Attachment Theory and Divorce
If you’re a parent with an internet connection, you have probably heard of attachment theory. It is the idea that our very earliest relationships with our caretakers shape our development, behavior and personality, and provide the model for how we behave in our relationships as adults.
According to attachment theory, there are three main attachment styles: secure, anxious, and avoidant. Understanding your attachment style can help you respond to the challenges of divorce with self-compassion, cultivate kindness, and get you started on the path to recovery and new relationships.
Secure Attachment
People with secure attachment styles typically experienced safe, understanding, and responsive relationships with their caregivers as infants. They feel comfortable with themselves and can experience emotional stress without becoming overly upset. They are able to trust their partner, be honest about their feelings, and offer support when their partner is distressed. People with secure attachments are more likely to have satisfying relationships, but they are not immune from breakups - in fact, they might be the ones to break off a relationship because they feel secure with themselves and confident they can find a relationship that works for them.
Anxious Attachment
Anxiously attached partners find it difficult to trust and feel safe with their partner, questioning the security of their relationship and needing frequent reassurance that the relationship is still functioning. They likely had a caregiver who was unreliably available, such as a parent with an alcohol or drug addiction, or a depressed or anxious parent.
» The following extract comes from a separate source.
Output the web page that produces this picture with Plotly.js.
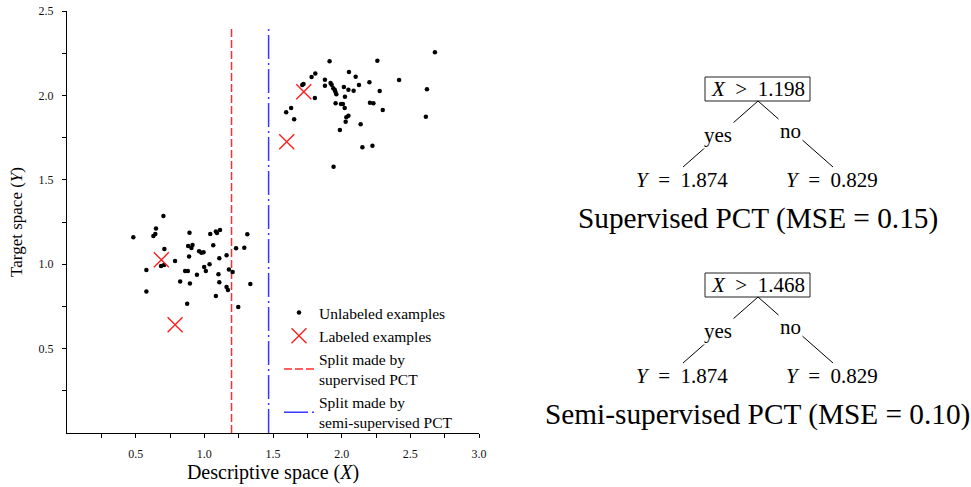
<!DOCTYPE html>
<html>
<head>
<meta charset="utf-8">
<script src="https://cdn.plot.ly/plotly-3.0.1.min.js"></script>
<style>html,body{margin:0;padding:0;background:#fff;}#chart{width:971px;height:487px;}</style>
</head>
<body>
<div id="chart"></div>
<script>
// ---- Data ----
const unlabeledX = [0.702,0.648,0.643,0.629,0.483,0.709,0.787,0.685,0.707,0.578,0.824,0.578,
  0.892,1.043,1.084,1.092,1.114,1.313,0.882,0.914,0.906,1.065,1.231,1.291,0.962,0.979,0.994,
  0.889,1.109,1.162,1.038,0.999,1.011,0.860,0.880,0.946,1.103,1.179,1.206,0.895,1.109,1.335,
  1.162,1.172,1.084,0.875,1.247,
  1.912,2.260,1.808,1.781,2.053,2.102,1.722,1.713,1.878,1.878,1.919,1.927,1.939,1.949,1.954,
  1.961,2.016,2.049,2.087,2.126,2.202,2.277,1.805,2.024,1.956,1.995,2.009,2.022,2.206,2.231,
  2.299,2.049,2.034,2.029,2.138,1.987,2.679,2.418,2.621,1.632,1.596,1.654,2.613,2.151,2.224,1.941];
const unlabeledY = [1.286,1.211,1.179,1.167,1.160,1.090,1.019,0.990,0.995,0.966,0.897,0.838,
  1.187,1.179,1.193,1.185,1.203,1.177,1.108,1.114,1.096,1.112,1.094,1.098,1.077,1.068,1.071,
  1.045,1.035,1.053,1.000,0.984,0.960,0.960,0.960,0.938,0.940,0.968,0.954,0.885,0.893,0.883,
  0.865,0.847,0.812,0.766,0.747,
  2.202,2.206,2.129,2.109,2.139,2.111,2.068,2.062,2.093,2.057,2.073,2.063,2.042,2.034,2.022,
  2.007,2.050,2.034,2.028,2.062,2.078,2.026,1.985,1.992,1.953,1.949,1.949,1.925,1.957,1.953,
  1.914,1.880,1.870,1.844,1.829,1.795,2.255,2.091,2.036,1.925,1.900,1.858,1.874,1.693,1.702,1.578];
const labeledX = [0.687, 0.787, 1.600, 1.724];
const labeledY = [1.026, 0.641, 1.725, 2.022];
const supervisedSplitX = [1.198, 1.198];
const semiSupervisedSplitX = [1.468, 1.468];
const splitY = [0, 2.4];

const seriesNames = ['Unlabeled examples', 'Labeled examples',
  'Split made by<br>supervised PCT', 'Split made by<br>semi-supervised PCT'];

const xTickVals = [0.25,0.5,0.75,1.0,1.25,1.5,1.75,2.0,2.25,2.5,2.75,3.0];
const xTickText = ['','0.5','','1.0','','1.5','','2.0','','2.5','','3.0'];
const yTickVals = [0.25,0.5,0.75,1.0,1.25,1.5,1.75,2.0,2.25,2.5];
const yTickText = ['','0.5','','1.0','','1.5','','2.0','','2.5'];

const treeThresholds = [1.198, 1.468];
const treeYesValues = [1.874, 1.874];
const treeNoValues = [0.829, 0.829];
const treeMSE = ['0.15', '0.10'];
const treeCaptions = ['Supervised PCT', 'Semi-supervised PCT'];

// ---- Layout helpers ----
const SERIF = 'Liberation Serif, Times New Roman, serif';
const fx = px => (px - 67) / 904;
const fy = py => (433 - py) / 422;

const traces = [
  {x: supervisedSplitX, y: splitY, mode: 'lines', name: seriesNames[2], legendrank: 3,
   line: {color: 'rgb(255,45,45)', width: 1.5, dash: '8px,3px'}, hoverinfo: 'skip'},
  {x: semiSupervisedSplitX, y: splitY, mode: 'lines', name: seriesNames[3], legendrank: 4,
   line: {color: 'rgb(55,55,255)', width: 1.5, dash: '24px,4px,2px,4px'}, hoverinfo: 'skip'},
  {x: unlabeledX, y: unlabeledY, mode: 'markers', name: seriesNames[0], legendrank: 1,
   marker: {color: '#000', size: 4.5, symbol: 'circle'}},
  {x: labeledX, y: labeledY, mode: 'markers', name: seriesNames[1], legendrank: 2,
   marker: {color: 'rgb(255,30,30)', size: 15, symbol: 'x-thin-open', line: {color: 'rgb(255,30,30)', width: 1.4}}}
];

const shapes = [];
const annotations = [];
const txt = (text, px, py, size, extra) => Object.assign({
  text: text, xref: 'paper', yref: 'paper', x: fx(px), y: fy(py),
  xanchor: 'center', yanchor: 'middle', showarrow: false,
  font: {family: SERIF, size: size, color: '#000'}}, extra || {});
const seg = (x0, y0, x1, y1) => ({type: 'line', xref: 'paper', yref: 'paper',
  x0: fx(x0), y0: fy(y0), x1: fx(x1), y1: fy(y1), line: {color: '#000', width: 1}});

const sp = '\u2002';
treeThresholds.forEach((thr, i) => {
  const o = i * 196;
  shapes.push({type: 'rect', xref: 'paper', yref: 'paper',
    x0: fx(705), x1: fx(810), y0: fy(77 + o), y1: fy(101 + o),
    line: {color: '#222', width: 1}, fillcolor: 'rgba(0,0,0,0)'});
  shapes.push(seg(758, 101 + o, 683, 167 + o));
  shapes.push(seg(758, 101 + o, 833, 167 + o));
  annotations.push(txt('<i>X</i>' + sp + '&gt;' + sp + thr.toFixed(3), 757.5, 89 + o, 21));
  annotations.push(txt('yes', 718, 135 + o, 21, {bgcolor: '#fff'}));
  annotations.push(txt('no', 790, 131 + o, 21, {bgcolor: '#fff'}));
  annotations.push(txt('<i>Y</i>' + sp + '=' + sp + treeYesValues[i].toFixed(3), 682, 180 + o, 21));
  annotations.push(txt('<i>Y</i>' + sp + '=' + sp + treeNoValues[i].toFixed(3), 832, 180 + o, 21));
  annotations.push(txt(treeCaptions[i] + ' (MSE = ' + treeMSE[i] + ')', 757.5, 218 + o, 29.3));
});

const axisCommon = {
  showgrid: false, zeroline: false, showline: true, linecolor: '#000', linewidth: 1,
  ticks: 'outside', ticklen: 4, tickwidth: 1, tickcolor: '#000', tickmode: 'array',
  tickfont: {family: SERIF, size: 12, color: '#111'}
};

const layout = {
  width: 971, height: 487,
  margin: {l: 67, r: 0, t: 11, b: 54},
  paper_bgcolor: '#fff', plot_bgcolor: '#fff',
  showlegend: true,
  legend: {x: fx(279), y: fy(296), xanchor: 'left', yanchor: 'top',
    bgcolor: 'rgba(0,0,0,0)', font: {family: SERIF, size: 15.5, color: '#000'},
    tracegroupgap: 0, itemwidth: 30},
  xaxis: Object.assign({}, axisCommon, {domain: [0, 412/904], range: [0, 3],
    tickvals: xTickVals, ticktext: xTickText, ticklabelstandoff: 6,
    title: {text: 'Descriptive space (<i>X</i>)', font: {family: SERIF, size: 20, color: '#000'}, standoff: 1}}),
  yaxis: Object.assign({}, axisCommon, {range: [0, 2.5],
    tickvals: yTickVals, ticktext: yTickText, ticklabelstandoff: 6,
    title: {text: 'Target space (<i>Y</i>)', font: {family: SERIF, size: 17, color: '#000'}, standoff: 11}}),
  xaxis3: Object.assign({}, axisCommon, {domain: [0, 412/904], range: [0, 3], overlaying: 'x', anchor: 'y',
    ticks: 'inside', tickvals: xTickVals, showticklabels: false, showline: false}),
  yaxis3: Object.assign({}, axisCommon, {range: [0, 2.5], overlaying: 'y', anchor: 'x',
    ticks: 'inside', tickvals: yTickVals, showticklabels: false, showline: false}),
  shapes: shapes,
  annotations: annotations
};

Plotly.newPlot('chart', traces, layout, {displayModeBar: false, staticPlot: true});
</script>
</body>
</html>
Their need for reassurance often leads to troubled relationships, as their anxiety causes them to act in ways that actually drive their partners away, while they are seeking to create closeness. When divorcing, people with an anxious attachment style may find it difficult to remain calm or feel safe because their source of reassurance (their partner) is now missing. They may seek out new relationships or develop unhealthy attachments to substances. But that doesn’t have to be the case - by recognizing, naming, and accepting the pattern that created their anxiety (often with the help of a therapist), a secure attachment style can be built and anxiety overcome.
Avoidant Attachment
People with an avoidant attachment styles tend to withdraw or shut down when emotional conflict arises in their relationship, dismissing their partner and their feelings or becoming so afraid of making a choice that might hurt their partner that they become unable to act at all. They might believe themselves to be more “rational” than a more emotionally expressive partner and blame their partner for the conflict in their relationship, but their withdrawal and refusal to engage in emotional topics also undermines the relationship. They tend to react to divorce by avoiding the other party or the work needed to go through the process, numbing or isolating themselves in the process, but they can break the pattern by turning toward their discomfort instead of away from it (a process made easier with the help of a therapist), and accepting that emotional stress, conflict, and loss are inevitable in any relationship.
Self-awareness is key
Hopefully, by understanding your attachment style you will begin to see how unconscious behaviors may have affected your relationship. Our personalities and relationship skills are molded at the very earliest time in our life, making it difficult, but not impossible, to see and overcome the patterns ingrained in us. Knowing this, you can see how useless it is to blame yourself for your divorce or the breakdown of your co-parenting relationship; while it is important to learn from and take responsibility for the consequences of our actions, it is equally important to recognize how often what seems like intentional behavior is actually deeply influenced by the things that happened to us as children and which were beyond our control.
Be compassionate toward yourself - and toward your ex. Remember, inside everyone is a kid who just wants to feel loved.